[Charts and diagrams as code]

********

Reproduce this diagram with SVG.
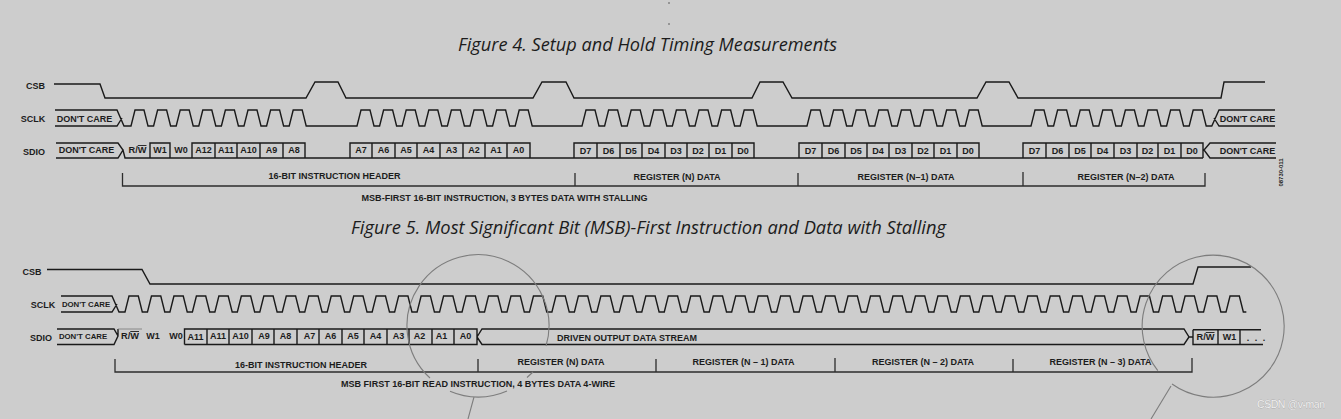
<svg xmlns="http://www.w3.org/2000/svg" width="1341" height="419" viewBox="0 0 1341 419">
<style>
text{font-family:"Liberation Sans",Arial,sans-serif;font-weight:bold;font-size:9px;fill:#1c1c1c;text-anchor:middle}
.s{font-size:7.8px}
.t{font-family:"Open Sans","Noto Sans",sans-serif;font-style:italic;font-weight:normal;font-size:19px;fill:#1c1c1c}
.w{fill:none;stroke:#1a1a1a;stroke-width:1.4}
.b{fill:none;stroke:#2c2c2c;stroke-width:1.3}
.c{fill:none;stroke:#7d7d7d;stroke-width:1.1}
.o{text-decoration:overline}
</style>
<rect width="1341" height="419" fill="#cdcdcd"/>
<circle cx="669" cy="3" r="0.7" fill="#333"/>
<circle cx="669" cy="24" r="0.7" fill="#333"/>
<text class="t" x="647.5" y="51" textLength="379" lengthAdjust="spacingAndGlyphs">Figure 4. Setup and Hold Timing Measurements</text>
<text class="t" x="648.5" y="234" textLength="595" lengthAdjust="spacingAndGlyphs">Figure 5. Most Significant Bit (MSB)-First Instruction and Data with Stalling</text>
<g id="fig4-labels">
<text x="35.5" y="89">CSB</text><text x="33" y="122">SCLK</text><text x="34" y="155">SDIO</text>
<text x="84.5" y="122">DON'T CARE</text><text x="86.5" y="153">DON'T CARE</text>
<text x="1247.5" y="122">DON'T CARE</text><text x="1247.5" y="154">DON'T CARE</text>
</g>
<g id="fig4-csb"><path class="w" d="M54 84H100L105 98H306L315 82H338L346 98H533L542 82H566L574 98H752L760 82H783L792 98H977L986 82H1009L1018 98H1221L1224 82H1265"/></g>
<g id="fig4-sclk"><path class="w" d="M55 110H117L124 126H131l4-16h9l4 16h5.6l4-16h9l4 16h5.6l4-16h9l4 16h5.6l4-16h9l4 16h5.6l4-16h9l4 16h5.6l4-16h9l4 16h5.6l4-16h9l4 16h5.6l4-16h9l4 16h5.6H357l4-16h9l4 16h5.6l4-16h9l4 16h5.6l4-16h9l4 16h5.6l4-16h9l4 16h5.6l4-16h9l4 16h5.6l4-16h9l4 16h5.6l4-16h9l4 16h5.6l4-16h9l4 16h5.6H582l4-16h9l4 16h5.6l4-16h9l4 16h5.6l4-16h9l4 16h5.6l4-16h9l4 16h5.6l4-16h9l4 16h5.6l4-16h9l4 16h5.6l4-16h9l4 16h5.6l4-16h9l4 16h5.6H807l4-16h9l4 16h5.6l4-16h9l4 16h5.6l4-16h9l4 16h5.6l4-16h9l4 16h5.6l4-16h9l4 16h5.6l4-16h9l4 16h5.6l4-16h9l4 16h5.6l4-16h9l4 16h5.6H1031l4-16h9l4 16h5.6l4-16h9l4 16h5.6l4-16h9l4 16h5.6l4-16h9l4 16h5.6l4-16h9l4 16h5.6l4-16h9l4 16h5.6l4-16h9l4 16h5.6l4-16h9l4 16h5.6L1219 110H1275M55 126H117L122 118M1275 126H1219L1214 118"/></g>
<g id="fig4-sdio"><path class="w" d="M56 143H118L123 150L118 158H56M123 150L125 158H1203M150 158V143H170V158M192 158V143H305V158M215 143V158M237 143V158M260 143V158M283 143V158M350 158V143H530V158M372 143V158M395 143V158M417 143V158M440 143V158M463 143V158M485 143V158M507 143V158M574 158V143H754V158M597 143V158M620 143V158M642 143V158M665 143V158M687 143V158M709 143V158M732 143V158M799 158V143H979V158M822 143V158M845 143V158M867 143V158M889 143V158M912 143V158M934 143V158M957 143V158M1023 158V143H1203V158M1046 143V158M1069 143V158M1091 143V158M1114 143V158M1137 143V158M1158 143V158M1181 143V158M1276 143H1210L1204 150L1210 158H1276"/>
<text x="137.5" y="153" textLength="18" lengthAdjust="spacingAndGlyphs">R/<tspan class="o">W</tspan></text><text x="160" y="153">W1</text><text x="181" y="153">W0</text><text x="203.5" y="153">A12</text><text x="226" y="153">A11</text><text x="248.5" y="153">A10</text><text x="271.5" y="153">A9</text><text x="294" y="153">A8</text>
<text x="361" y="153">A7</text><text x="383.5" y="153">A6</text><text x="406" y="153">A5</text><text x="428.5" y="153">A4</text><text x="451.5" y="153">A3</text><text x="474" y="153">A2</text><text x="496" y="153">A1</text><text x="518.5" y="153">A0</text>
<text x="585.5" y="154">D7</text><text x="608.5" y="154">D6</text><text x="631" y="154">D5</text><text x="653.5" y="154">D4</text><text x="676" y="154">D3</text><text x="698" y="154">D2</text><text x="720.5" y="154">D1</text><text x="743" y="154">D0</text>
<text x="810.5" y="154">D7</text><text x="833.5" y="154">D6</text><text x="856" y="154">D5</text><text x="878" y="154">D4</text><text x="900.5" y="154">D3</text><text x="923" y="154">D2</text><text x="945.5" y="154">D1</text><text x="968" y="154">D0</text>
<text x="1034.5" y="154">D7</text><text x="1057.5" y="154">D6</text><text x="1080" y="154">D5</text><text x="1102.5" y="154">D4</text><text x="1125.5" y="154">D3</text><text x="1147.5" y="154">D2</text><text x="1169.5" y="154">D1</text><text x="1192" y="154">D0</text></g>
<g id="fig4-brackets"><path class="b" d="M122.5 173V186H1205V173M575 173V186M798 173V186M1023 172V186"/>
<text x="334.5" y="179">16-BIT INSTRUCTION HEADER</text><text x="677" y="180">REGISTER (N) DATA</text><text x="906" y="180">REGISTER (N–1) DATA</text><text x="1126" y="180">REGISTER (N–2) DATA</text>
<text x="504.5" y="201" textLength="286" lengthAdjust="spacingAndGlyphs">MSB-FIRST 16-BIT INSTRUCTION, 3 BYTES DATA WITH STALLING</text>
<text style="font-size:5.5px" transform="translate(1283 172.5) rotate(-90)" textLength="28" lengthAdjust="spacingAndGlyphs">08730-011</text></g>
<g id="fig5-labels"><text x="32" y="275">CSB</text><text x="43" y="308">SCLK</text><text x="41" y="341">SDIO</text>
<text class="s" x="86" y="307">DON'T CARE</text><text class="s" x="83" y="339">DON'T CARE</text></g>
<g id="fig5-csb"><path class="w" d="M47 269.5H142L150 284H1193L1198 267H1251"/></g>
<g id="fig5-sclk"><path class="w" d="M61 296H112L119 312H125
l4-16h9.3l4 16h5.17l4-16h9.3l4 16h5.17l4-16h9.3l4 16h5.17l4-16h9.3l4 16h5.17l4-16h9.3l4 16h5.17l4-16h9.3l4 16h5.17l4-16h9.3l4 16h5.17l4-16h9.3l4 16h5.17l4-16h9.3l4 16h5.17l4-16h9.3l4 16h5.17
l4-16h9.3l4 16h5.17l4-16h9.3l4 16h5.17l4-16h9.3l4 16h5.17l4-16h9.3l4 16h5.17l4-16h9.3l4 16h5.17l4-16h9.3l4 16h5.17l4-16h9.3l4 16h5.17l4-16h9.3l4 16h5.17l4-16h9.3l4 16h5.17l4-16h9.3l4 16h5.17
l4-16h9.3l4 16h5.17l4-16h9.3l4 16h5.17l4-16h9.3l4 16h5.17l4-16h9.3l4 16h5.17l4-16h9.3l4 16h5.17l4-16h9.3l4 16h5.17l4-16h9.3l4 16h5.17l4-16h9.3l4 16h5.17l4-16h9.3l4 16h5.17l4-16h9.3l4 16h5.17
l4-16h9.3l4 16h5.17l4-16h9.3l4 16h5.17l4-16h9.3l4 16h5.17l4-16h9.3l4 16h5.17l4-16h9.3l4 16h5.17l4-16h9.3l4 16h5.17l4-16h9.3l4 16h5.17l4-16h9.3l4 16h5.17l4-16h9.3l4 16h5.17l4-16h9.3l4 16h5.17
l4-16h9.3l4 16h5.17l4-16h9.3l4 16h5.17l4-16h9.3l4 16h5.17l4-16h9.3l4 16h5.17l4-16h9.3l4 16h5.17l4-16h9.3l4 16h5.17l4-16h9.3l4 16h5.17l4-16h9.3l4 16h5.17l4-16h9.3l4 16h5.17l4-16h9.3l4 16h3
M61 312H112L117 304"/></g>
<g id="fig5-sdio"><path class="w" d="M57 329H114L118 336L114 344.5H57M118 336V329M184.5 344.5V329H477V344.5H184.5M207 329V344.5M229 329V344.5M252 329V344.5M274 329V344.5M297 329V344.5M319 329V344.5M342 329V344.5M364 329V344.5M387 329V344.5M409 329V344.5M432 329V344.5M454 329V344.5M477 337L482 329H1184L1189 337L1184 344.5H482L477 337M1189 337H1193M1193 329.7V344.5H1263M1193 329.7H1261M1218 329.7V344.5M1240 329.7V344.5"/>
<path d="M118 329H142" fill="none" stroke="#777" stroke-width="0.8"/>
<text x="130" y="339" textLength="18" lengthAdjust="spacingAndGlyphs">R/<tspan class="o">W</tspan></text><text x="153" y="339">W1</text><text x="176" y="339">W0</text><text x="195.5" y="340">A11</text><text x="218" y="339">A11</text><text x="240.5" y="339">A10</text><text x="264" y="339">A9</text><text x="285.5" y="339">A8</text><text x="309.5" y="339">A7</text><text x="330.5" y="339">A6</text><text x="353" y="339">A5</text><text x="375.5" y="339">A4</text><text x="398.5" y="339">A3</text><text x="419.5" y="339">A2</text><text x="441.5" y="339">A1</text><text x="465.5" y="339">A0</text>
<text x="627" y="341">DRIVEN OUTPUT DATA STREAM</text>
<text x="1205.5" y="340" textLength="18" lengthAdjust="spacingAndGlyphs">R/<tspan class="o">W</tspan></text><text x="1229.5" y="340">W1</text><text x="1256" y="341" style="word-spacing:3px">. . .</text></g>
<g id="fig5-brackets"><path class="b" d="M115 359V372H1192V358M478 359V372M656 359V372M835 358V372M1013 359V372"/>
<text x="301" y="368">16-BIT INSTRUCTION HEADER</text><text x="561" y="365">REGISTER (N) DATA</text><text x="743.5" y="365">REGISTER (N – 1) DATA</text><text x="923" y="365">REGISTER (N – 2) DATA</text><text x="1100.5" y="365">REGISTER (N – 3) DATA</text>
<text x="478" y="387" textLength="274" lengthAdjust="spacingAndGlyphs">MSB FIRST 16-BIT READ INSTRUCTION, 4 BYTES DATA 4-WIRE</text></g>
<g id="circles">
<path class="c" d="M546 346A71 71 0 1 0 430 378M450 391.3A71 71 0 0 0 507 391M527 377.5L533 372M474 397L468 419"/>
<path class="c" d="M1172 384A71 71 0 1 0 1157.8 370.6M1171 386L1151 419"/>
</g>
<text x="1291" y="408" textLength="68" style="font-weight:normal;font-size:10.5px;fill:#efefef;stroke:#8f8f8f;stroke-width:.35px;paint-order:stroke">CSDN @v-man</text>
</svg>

********

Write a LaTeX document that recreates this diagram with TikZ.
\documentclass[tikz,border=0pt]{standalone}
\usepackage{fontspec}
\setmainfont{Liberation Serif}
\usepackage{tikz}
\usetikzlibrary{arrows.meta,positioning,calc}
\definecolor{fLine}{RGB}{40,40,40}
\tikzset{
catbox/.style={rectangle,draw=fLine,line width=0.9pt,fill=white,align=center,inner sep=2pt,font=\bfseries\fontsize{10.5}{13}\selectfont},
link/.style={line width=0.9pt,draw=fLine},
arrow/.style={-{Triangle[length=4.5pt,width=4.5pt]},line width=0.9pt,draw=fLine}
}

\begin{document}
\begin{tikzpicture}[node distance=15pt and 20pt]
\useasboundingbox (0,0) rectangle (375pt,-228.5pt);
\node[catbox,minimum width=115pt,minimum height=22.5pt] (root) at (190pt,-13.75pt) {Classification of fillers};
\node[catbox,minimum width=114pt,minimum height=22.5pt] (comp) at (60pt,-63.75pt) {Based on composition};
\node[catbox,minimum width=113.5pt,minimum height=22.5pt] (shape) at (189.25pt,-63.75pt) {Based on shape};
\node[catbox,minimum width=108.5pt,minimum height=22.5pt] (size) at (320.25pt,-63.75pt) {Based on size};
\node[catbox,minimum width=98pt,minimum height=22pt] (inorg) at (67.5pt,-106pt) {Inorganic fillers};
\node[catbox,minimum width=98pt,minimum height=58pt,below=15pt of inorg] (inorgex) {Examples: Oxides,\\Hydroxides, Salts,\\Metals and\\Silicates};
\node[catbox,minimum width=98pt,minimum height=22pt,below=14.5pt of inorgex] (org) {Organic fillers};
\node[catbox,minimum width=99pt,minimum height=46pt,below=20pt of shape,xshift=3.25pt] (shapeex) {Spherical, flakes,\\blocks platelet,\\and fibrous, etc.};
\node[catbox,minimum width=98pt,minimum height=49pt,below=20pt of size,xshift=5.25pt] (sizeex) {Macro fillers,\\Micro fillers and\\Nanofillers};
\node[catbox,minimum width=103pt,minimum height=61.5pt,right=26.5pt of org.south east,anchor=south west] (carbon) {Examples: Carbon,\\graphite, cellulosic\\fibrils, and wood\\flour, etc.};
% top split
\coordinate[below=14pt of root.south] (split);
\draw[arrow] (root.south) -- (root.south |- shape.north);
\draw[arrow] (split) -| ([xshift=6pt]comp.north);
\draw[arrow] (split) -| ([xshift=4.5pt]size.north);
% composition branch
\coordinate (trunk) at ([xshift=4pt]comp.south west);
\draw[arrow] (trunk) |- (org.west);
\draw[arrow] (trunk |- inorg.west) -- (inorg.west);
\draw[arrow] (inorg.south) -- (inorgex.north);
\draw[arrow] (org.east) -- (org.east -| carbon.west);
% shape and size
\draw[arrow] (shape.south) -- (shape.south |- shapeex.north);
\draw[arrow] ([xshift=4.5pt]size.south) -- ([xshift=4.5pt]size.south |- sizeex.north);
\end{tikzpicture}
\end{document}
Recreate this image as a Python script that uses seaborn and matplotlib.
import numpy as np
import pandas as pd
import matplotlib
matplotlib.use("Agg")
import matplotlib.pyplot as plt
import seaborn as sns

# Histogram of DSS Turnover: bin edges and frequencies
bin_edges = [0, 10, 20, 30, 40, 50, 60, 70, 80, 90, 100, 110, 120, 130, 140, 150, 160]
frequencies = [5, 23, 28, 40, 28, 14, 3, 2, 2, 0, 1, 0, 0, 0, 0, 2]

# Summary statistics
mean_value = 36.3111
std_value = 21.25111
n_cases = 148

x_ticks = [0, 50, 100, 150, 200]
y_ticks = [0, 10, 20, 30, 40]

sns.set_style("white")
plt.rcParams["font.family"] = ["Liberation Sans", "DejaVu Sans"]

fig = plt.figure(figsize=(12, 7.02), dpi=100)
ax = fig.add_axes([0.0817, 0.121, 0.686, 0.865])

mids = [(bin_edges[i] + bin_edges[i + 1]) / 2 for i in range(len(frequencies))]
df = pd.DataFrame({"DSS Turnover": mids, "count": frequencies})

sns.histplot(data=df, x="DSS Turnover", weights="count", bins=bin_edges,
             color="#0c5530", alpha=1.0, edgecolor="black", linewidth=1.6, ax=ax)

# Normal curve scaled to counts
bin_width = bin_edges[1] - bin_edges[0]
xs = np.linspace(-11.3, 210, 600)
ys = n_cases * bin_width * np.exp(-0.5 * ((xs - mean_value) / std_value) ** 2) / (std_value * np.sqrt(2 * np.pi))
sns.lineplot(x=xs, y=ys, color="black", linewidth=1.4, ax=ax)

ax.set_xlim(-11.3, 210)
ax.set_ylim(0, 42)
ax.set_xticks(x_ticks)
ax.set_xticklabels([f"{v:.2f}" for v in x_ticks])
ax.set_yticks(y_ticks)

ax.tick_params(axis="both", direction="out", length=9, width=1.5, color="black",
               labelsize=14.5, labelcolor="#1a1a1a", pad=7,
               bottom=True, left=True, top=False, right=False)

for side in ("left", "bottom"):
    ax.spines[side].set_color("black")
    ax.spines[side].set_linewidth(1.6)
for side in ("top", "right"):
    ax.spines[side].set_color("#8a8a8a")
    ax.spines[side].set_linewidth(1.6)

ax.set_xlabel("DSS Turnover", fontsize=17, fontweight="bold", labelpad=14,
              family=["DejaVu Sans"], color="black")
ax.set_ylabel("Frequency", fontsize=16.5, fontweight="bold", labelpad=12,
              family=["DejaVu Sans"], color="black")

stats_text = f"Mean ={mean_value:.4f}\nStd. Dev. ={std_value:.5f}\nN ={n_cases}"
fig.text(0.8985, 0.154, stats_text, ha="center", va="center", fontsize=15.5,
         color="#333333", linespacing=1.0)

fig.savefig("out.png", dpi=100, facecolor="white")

********

- Instructions for the task: The word "this" may turn up on some lines of these records; say how many, with no other words.

- Written answer: 3